There was no official update on Kostin, who had a goal and four assists in six games with the Rampage, including his first AHL goal and assist on Sunday.

"I haven't got word as far as the injury that he sustained, but I haven't got work that it's serious and just in talking to everyone, the reports I'm getting is that he's playing really well," Yeo said. "I saw some of the highlights, saw some of the things that he's doing down there. He's coming along."

Kostin, 18, missed most of last season in Russia with a shoulder injury, and the Blues selected the strong, gifted winger after acquiring the 31st pick in the draft from the Pittsburgh Penguins along with center Oskar Sundqvist for Ryan Reaves.

* Bouwmeester update -- Bouwmeester, who has missed all nine games with a fractured left ankle sustained during a preseason scrimmage on Sept. 17, and after the team announced the 34-year-old would be re-evaluated in three weeks, it's been five weeks and counting and Bouwmeester still hasn't taken the ice to begin his rehab.

"I talked to him when I came off the ice," Yeo said of Bouwmeester. "I would just say it's progressing slowly, but it's still progressing right now. It's running the course. He's certainly not ahead of schedule right now, but I wouldn't consider this any big setback or something that we should have done any differently. He hasn't really been able to do anything on the ice, we haven't been able to do anything. Unfortunately, it's just the nature of the injury and we have to take it a bit longer to run its course."

The Blues have received solid play from rookie Vince Dunn among the top six, and Yeo said although the Blues wouldn't rush Bouwmeester back, Dunn's play has certainly offset the veteran's loss.

"We wouldn't be able to rush him anyway," Yeo said of Bouwmeester. "Somebody would have to be in the lineup right now and I know 'Pross' (Nate Prosser) hasn't played yet but he had a real strong camp. But we didn't know if 'Dunner' was going to play one game or the full season and right now, the way that he's playing, he's deserving of staying in the lineup so it's up to him to make sure that as a young kid, obviously you can't get comfortable in feeling too good about what you've done in the past. Your next game is always your biggest challenge."

* Home cooking -- After beginning the season with seven of nine on the road, the Blues will begin a stretch of even of the next nine at Scottrade Center, where they're 2-0, and 12 of the next 17.

"We've only had two home games so far and not a whole lot throughout the exhibitions," Schenn said. "... We're looking forward to playing some games at home here and play in front of our fans."

Given the circumstances the Blues have been under with injuries and playing in some tough buildings to begin the season, to be 6-2-1 at this point is a number the team will gladly take

"Definitely we'll take that," Schenn said. "We're playing some pretty good teams, too. There's great teams all over the league but a lot of back-to-backs and stuff like that. 

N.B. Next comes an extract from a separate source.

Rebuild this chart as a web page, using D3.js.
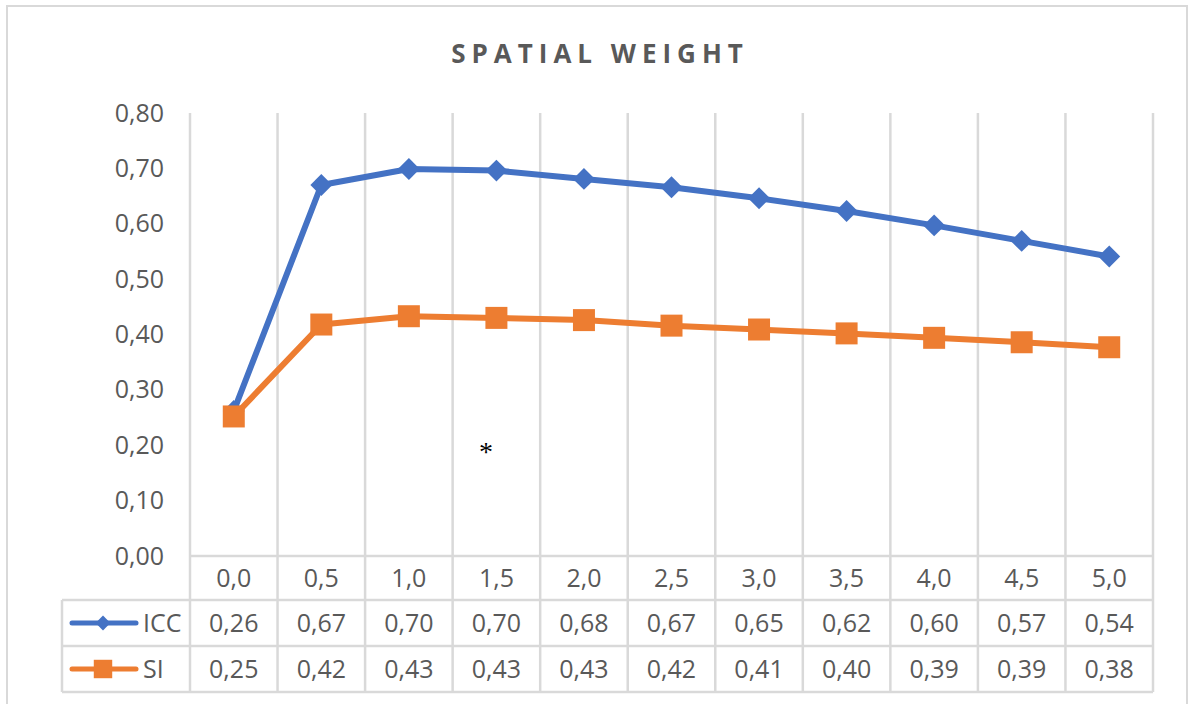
<!DOCTYPE html>
<html>
<head>
<meta charset="utf-8">
<script src="https://cdn.jsdelivr.net/npm/d3@7"></script>
<style>
  html, body { margin: 0; padding: 0; background: #fff; }
  svg { display: block; }
  text { font-family: "Open Sans", "Noto Sans", sans-serif; }
</style>
</head>
<body>
<svg id="chart" width="1189" height="704"></svg>
<script>
// ---- data ----
const title = "SPATIAL WEIGHT";
const categories = ["0,0","0,5","1,0","1,5","2,0","2,5","3,0","3,5","4,0","4,5","5,0"];
const seriesNames = ["ICC", "SI"];
const iccValues = [0.262, 0.670, 0.699, 0.696, 0.681, 0.666, 0.646, 0.623, 0.597, 0.569, 0.541];
const siValues  = [0.252, 0.418, 0.433, 0.430, 0.426, 0.416, 0.409, 0.402, 0.394, 0.386, 0.377];
const yTicks = [0, 0.1, 0.2, 0.3, 0.4, 0.5, 0.6, 0.7, 0.8];
const annotation = "*";

// ---- styles / layout ----
const colors = { ICC: "#4472C4", SI: "#ED7D31" };
const grid = "#d9d9d9";
const textCol = "#595959";
const plot = { left: 190, right: 1153, top: 113, bottom: 556 };
const table = { left: 62, rowH: [44, 46, 46] };
const fmt = v => v.toFixed(2).replace(".", ",");

const svg = d3.select("#chart");

// outer border
svg.append("rect").attr("x", 7).attr("y", 6).attr("width", 1180).attr("height", 720)
  .attr("fill", "#fff").attr("stroke", grid).attr("stroke-width", 2);

// title
svg.append("text").attr("x", 597 + 3).attr("y", 63)
  .attr("text-anchor", "middle")
  .style("font-size", "26px").style("font-weight", "bold")
  .style("letter-spacing", "6px").attr("fill", textCol)
  .text(title);

const x = d3.scaleBand().domain(categories).range([plot.left, plot.right]).paddingInner(0).paddingOuter(0);
const y = d3.scaleLinear().domain([0, 0.8]).range([plot.bottom, plot.top]);

const rowTop = [plot.bottom, plot.bottom + table.rowH[0], plot.bottom + table.rowH[0] + table.rowH[1]];
const tableBottom = rowTop[2] + table.rowH[2];

// vertical gridlines / table column lines
const edges = categories.map(c => x(c)).concat([plot.right]);
svg.append("g").selectAll("line").data(edges).join("line")
  .attr("x1", d => d).attr("x2", d => d)
  .attr("y1", plot.top).attr("y2", tableBottom)
  .attr("stroke", grid).attr("stroke-width", 2.5);

// horizontal table lines
svg.append("line").attr("x1", plot.left).attr("x2", plot.right)
  .attr("y1", rowTop[0]).attr("y2", rowTop[0]).attr("stroke", grid).attr("stroke-width", 2.5);
[rowTop[1], rowTop[2], tableBottom].forEach(yy => {
  svg.append("line").attr("x1", table.left).attr("x2", plot.right)
    .attr("y1", yy).attr("y2", yy).attr("stroke", grid).attr("stroke-width", 2.5);
});
svg.append("line").attr("x1", table.left).attr("x2", table.left)
  .attr("y1", rowTop[1]).attr("y2", tableBottom).attr("stroke", grid).attr("stroke-width", 2.5);

// y axis
const yAxis = d3.axisLeft(y).tickValues(yTicks).tickSize(0).tickPadding(26).tickFormat(fmt);
const gy = svg.append("g").attr("transform", `translate(${plot.left},0)`).call(yAxis);
gy.select(".domain").remove();
gy.selectAll("text").style("font-size", "25px").style("font-family", "'Open Sans', sans-serif").attr("fill", textCol);

// x axis (category row)
const xAxis = d3.axisBottom(x).tickSize(0).tickPadding(0);
const gx = svg.append("g").attr("transform", `translate(0,${rowTop[0]})`).call(xAxis);
gx.select(".domain").remove();
gx.selectAll("text").attr("dy", null).attr("y", 31)
  .style("font-size", "25px").style("font-family", "'Open Sans', sans-serif").attr("fill", textCol);

// series
const cx = c => x(c) + x.bandwidth() / 2;
const seriesData = [
  { name: "ICC", values: iccValues, symbol: d3.symbolSquare, size: 240, rot: 45 },
  { name: "SI", values: siValues, symbol: d3.symbolSquare, size: 484, rot: 0 }
];
const line = d3.line().x((d, i) => cx(categories[i])).y(d => y(d));

seriesData.forEach(s => {
  const g = svg.append("g");
  g.append("path").datum(s.values).attr("d", line)
    .attr("fill", "none").attr("stroke", colors[s.name]).attr("stroke-width", 6)
    .attr("stroke-linejoin", "round").attr("stroke-linecap", "round");
  g.selectAll("path.m").data(s.values).join("path").attr("class", "m")
    .attr("d", d3.symbol().type(s.symbol).size(s.size))
    .attr("transform", (d, i) => `translate(${cx(categories[i])},${y(d)}) rotate(${s.rot})`)
    .attr("fill", colors[s.name]);
});

// data table rows
seriesData.forEach((s, r) => {
  const top = rowTop[r + 1];
  const mid = top + table.rowH[r + 1] / 2;
  // legend key
  svg.append("line").attr("x1", 72).attr("x2", 136).attr("y1", mid).attr("y2", mid)
    .attr("stroke", colors[s.name]).attr("stroke-width", 5).attr("stroke-linecap", "round");
  svg.append("path")
    .attr("d", d3.symbol().type(s.symbol).size(r === 0 ? 110 : 340))
    .attr("transform", `translate(103,${mid}) rotate(${s.rot})`)
    .attr("fill", colors[s.name]);
  svg.append("text").attr("x", 143).attr("y", mid + 9)
    .style("font-size", "25px").attr("fill", textCol).text(s.name);
  svg.append("g").selectAll("text").data(s.values).join("text")
    .attr("x", (d, i) => cx(categories[i])).attr("y", mid + 9)
    .attr("text-anchor", "middle").style("font-size", "25px").attr("fill", textCol)
    .text(d => fmt(d));
});

// annotation
svg.append("text").attr("x", 486).attr("y", 461).attr("text-anchor", "middle")
  .style("font-family", "'Liberation Serif', serif").style("font-size", "28px").attr("fill", "#000")
  .text(annotation);
</script>
</body>
</html>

"We're scoring as a team, getting goals from the defensemen. Guys are chipping in all over, so that's what you need."

"It's a tough start," Pietrangelo said. "Those are some tough games on the road."

Yeo said the idea is to continue to strive to be better and not be content with the start, despite a good one.

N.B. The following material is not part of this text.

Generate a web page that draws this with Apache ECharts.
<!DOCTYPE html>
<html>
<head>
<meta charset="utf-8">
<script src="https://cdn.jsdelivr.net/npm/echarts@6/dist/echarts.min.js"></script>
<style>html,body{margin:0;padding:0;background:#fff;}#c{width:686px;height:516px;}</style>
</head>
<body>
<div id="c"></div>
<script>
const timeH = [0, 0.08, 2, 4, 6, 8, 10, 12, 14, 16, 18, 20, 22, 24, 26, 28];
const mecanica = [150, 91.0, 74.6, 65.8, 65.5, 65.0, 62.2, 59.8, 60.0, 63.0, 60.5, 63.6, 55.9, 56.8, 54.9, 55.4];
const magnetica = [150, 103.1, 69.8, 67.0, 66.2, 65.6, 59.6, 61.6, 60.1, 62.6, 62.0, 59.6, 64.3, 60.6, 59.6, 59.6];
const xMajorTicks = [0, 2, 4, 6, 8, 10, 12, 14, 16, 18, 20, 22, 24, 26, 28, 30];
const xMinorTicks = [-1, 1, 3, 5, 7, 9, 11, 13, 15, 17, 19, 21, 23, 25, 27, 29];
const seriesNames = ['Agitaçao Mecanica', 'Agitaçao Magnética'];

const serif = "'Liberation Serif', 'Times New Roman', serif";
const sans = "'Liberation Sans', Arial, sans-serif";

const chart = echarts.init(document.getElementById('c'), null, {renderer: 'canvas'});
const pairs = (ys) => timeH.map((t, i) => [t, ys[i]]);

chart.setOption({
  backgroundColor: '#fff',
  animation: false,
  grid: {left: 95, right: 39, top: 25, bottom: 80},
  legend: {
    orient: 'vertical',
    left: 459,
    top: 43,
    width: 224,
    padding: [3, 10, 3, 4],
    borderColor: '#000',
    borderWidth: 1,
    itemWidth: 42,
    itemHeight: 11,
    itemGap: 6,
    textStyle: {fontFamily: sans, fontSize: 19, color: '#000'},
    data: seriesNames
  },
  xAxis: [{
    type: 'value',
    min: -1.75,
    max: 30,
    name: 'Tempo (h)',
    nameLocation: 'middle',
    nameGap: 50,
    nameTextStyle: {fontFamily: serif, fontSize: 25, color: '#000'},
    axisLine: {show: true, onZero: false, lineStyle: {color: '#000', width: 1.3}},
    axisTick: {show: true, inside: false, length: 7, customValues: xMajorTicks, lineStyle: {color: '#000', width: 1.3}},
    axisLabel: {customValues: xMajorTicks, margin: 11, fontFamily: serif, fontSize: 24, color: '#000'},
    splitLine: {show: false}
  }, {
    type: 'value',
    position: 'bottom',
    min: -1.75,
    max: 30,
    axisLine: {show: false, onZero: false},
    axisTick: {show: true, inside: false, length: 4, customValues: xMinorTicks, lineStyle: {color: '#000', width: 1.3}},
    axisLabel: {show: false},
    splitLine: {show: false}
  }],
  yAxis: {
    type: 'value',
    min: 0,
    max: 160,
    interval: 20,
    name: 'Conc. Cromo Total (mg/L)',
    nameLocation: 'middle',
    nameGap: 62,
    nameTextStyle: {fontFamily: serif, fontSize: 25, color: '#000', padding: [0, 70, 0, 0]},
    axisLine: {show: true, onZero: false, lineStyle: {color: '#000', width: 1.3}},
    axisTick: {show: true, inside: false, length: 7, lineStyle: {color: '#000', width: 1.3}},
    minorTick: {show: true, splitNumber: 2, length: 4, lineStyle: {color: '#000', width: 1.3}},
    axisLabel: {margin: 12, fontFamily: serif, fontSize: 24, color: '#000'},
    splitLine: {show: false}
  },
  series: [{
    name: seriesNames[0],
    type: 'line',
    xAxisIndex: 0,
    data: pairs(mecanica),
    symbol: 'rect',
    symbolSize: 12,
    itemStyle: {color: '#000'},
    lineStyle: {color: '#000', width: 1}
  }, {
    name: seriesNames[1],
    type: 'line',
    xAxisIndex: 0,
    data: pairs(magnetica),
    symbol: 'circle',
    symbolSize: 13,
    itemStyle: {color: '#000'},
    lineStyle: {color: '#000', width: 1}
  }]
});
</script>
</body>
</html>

"I think that good teams are never satisfied and we have to keep finding ways to keep getting better and make sure that we keep pushing to make sure that we're ready because it's always about what's coming up next," Yeo said. "... All things considered, I would say that with the injuries that we've had out, with the amount of road games we've played, we're pleased with what the guys have shown us. More importantly for me, I'm pleased with how a lot of the parts of our game look. I feel that we're creating a lot of turnovers, I feel that we're playing a high-pressure game, I feel that we're playing with speed and we're executing properly. We're a dangerous team."